When asked to respond to unionist critics who accused Blair of seeing the UUP and Sinn Fein/IRA as morally equivalent, Campbell replied: "I can see why they say that." He explained though that this followed the strategic decision taken by Prime Minister Blair at the outset of the political negotiations in late 1997 that they would treat Sinn Fein as political negotiators and not as terrorists.
Mr Campbell also said that he "did not remember" there ever being a serious proposal during the climactic talks at Castle Buildings in April 1998 to formally link prisoner releases with the decommissioning of paramilitary weapons. The prisoner releases required a great deal of what he called "constructive ambiguity" and "dancing around" the tensions between the parties.
Campbell also admitted that some of the American input into the peace process tended towards the "nostalgic", but that this was off-set by the fact that "Bill Clinton got it", as did the Canadian general, John de Chastelain, who too often "gets forgotten" in official accounts of the negotiations. Mr Campbell recalled asking de Chastelain at one point: "What is your life like at the moment?" referring to the general's myriad trips to various arms dumps in obscure locations at all hours of the day and night. Campbell said he was "like a Samuel Beckett character".

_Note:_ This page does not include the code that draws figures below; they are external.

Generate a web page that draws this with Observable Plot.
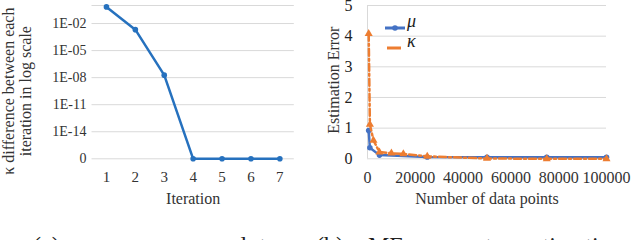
<!DOCTYPE html>
<html><head><meta charset="utf-8">
<script src="https://cdn.jsdelivr.net/npm/d3@7"></script>
<script src="https://cdn.jsdelivr.net/npm/@observablehq/plot@0.6"></script>
<style>
body{margin:0;background:#fff;width:636px;height:240px;overflow:hidden;position:relative;font-family:"Liberation Serif",serif}
#a{position:absolute;left:0;top:0}
#b{position:absolute;left:316px;top:0}
svg text{font-family:"Liberation Serif",serif !important;font-variant:normal !important}
.cap{position:absolute;top:233px;font-size:24px;line-height:24px;white-space:pre;color:#222}
.leg{position:absolute;font-size:18px;font-style:italic;color:#222;line-height:18px}
.legsw{position:absolute}
</style></head><body>
<div id="a"></div><div id="b"></div>
<div id="legend"></div>
<div class="cap" style="left:33px">(a)  κ  convergence  plot</div>
<div class="cap" style="left:316px">(b)  vMF  parameter  estimation</div>
<script>
// Left chart data
const iterations = [1, 2, 3, 4, 5, 6, 7];
const kappaDiff = [0.7, 2.1e-3, 1.9e-8, 0, 0, 0, 0];
const logTickExps = [-2, -5, -8, -11, -14];
const zeroExp = -17;
// Right chart data
const muN = [500, 1000, 5000, 25000, 50000, 75000, 100000];
const muErr = [0.92, 0.36, 0.12, 0.06, 0.05, 0.05, 0.05];
const kappaN = [500, 1000, 2500, 5000, 10000, 15000, 25000, 50000, 75000, 100000];
const kappaErr = [4.08, 1.12, 0.6, 0.22, 0.18, 0.16, 0.08, 0.01, 0.0, 0.0];
const xTicksB = [0, 20000, 40000, 60000, 80000, 100000];
const yTicksB = [0, 1, 2, 3, 4, 5];

const font = "Liberation Serif";
const gridColor = "#d9d9d9";
const textColor = "#333";

const leftData = iterations.map((it, i) => ({it, v: kappaDiff[i], e: kappaDiff[i] === 0 ? zeroExp : Math.log10(kappaDiff[i])}));
const fmtExp = e => e === zeroExp ? "0" : "1E" + (e < 0 ? "-" : "+") + String(Math.abs(e)).padStart(2, "0");

const chartA = Plot.plot({
  width: 316, height: 210,
  marginLeft: 91.5, marginRight: 22.2, marginTop: 5, marginBottom: 51.7,
  style: {fontFamily: font, color: textColor, background: "transparent"},
  x: {domain: [0.5, 7.5]},
  y: {domain: [zeroExp, 0]},
  marks: [
    Plot.gridY([zeroExp, ...logTickExps, 0], {stroke: gridColor, strokeOpacity: 1, strokeWidth: 1}),
    Plot.axisY([zeroExp, ...logTickExps], {tickSize: 0, tickPadding: 5.5, tickFormat: fmtExp, fontSize: 14, fontFamily: font, label: null}),
    Plot.axisX(iterations, {tickSize: 0, tickPadding: 13, fontSize: 15, fontFamily: font, label: null}),
    Plot.text(["Iteration"], {frameAnchor: "bottom", dy: 40, fontSize: 16, lineAnchor: "middle"}),
    Plot.text(["κ difference between each\niteration in log scale"], {frameAnchor: "left", textAnchor: "middle", rotate: -90, dx: -75, dy: 9, fontSize: 16, lineHeight: 1.07, lineAnchor: "middle"}),
    Plot.line(leftData, {x: "it", y: "e", stroke: "#2671BE", strokeWidth: 2.5}),
    Plot.dot(leftData, {x: "it", y: "e", fill: "#2671BE", r: 2.8})
  ]
});
document.getElementById("a").append(chartA);

const muData = muN.map((n, i) => ({n, v: muErr[i]}));
const kData = kappaN.map((n, i) => ({n, v: kappaErr[i]}));

const chartB = Plot.plot({
  width: 320, height: 210,
  marginLeft: 51, marginRight: 30, marginTop: 5, marginBottom: 51.7,
  style: {fontFamily: font, color: textColor, background: "transparent"},
  x: {domain: [0, 100000]},
  y: {domain: [0, 5]},
  marks: [
    Plot.gridY(yTicksB, {stroke: gridColor, strokeOpacity: 1, strokeWidth: 1}),
    Plot.ruleX([0], {stroke: gridColor, strokeWidth: 1}),
    Plot.text(["Estimation Error"], {frameAnchor: "left", textAnchor: "middle", rotate: -90, dx: -34, dy: -2, fontSize: 16, lineAnchor: "middle"}),
    Plot.axisY(yTicksB, {tickSize: 0, tickPadding: 15, fontSize: 16, fontFamily: font, fill: "#222", label: null}),
    Plot.axisX(xTicksB, {tickSize: 0, tickPadding: 13, fontSize: 16, fontFamily: font, label: null, tickFormat: d => String(d)}),
    Plot.text(["Number of data points"], {frameAnchor: "bottom", dy: 40, fontSize: 16, lineAnchor: "middle"}),
    Plot.line(muData, {x: "n", y: "v", stroke: "#4472C4", strokeWidth: 2.5}),
    Plot.dot(muData, {x: "n", y: "v", fill: "#4472C4", r: 2.8}),
    Plot.line(kData, {x: "n", y: "v", stroke: "#ED7D31", strokeWidth: 2.5, strokeDasharray: "7,3,2,3"}),
    Plot.dot(kData, {x: "n", y: "v", fill: "#ED7D31", symbol: "triangle", r: 3})
  ]
});
document.getElementById("b").append(chartB);

// Legend (inside plot area of chart b)
const legendItems = [
  {label: "μ", color: "#4472C4", marker: true, y: 22, x1: 385, x2: 405},
  {label: "κ", color: "#ED7D31", marker: false, y: 42, x1: 387, x2: 401}
];
const legend = document.getElementById("legend");
legendItems.forEach(it => {
  const sw = document.createElement("div");
  sw.className = "legsw";
  sw.style.left = it.x1 + "px";
  sw.style.top = (it.y - 4) + "px";
  const w = it.x2 - it.x1;
  sw.innerHTML = `<svg width="${w}" height="8"><line x1="0" x2="${w}" y1="4" y2="4" stroke="${it.color}" stroke-width="3"/>${it.marker ? `<circle cx="${w / 2}" cy="4" r="2.8" fill="${it.color}"/>` : ""}</svg>`;
  legend.append(sw);
  const t = document.createElement("div");
  t.className = "leg";
  t.style.left = "407px";
  t.style.top = (it.y - 10) + "px";
  t.textContent = it.label;
  legend.append(t);
});
</script>
</body></html>
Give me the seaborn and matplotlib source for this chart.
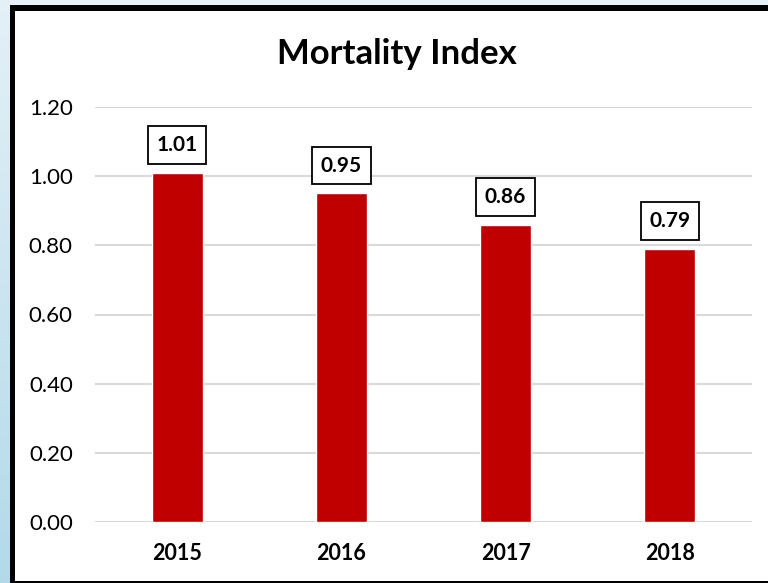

When asked at the end to think of issues that the British
government could have handled better with the benefit of hindsight, Campell waskeen to defend the performance of the Blair operation after 1997.
"The objective," he said, "was to get a peace process going without violence." He felt at the end that this objective, if viewed in big-picture terms, had been "very largely met", not least because of the excellent personal chemistry between Ahern and Blair right up to 2007.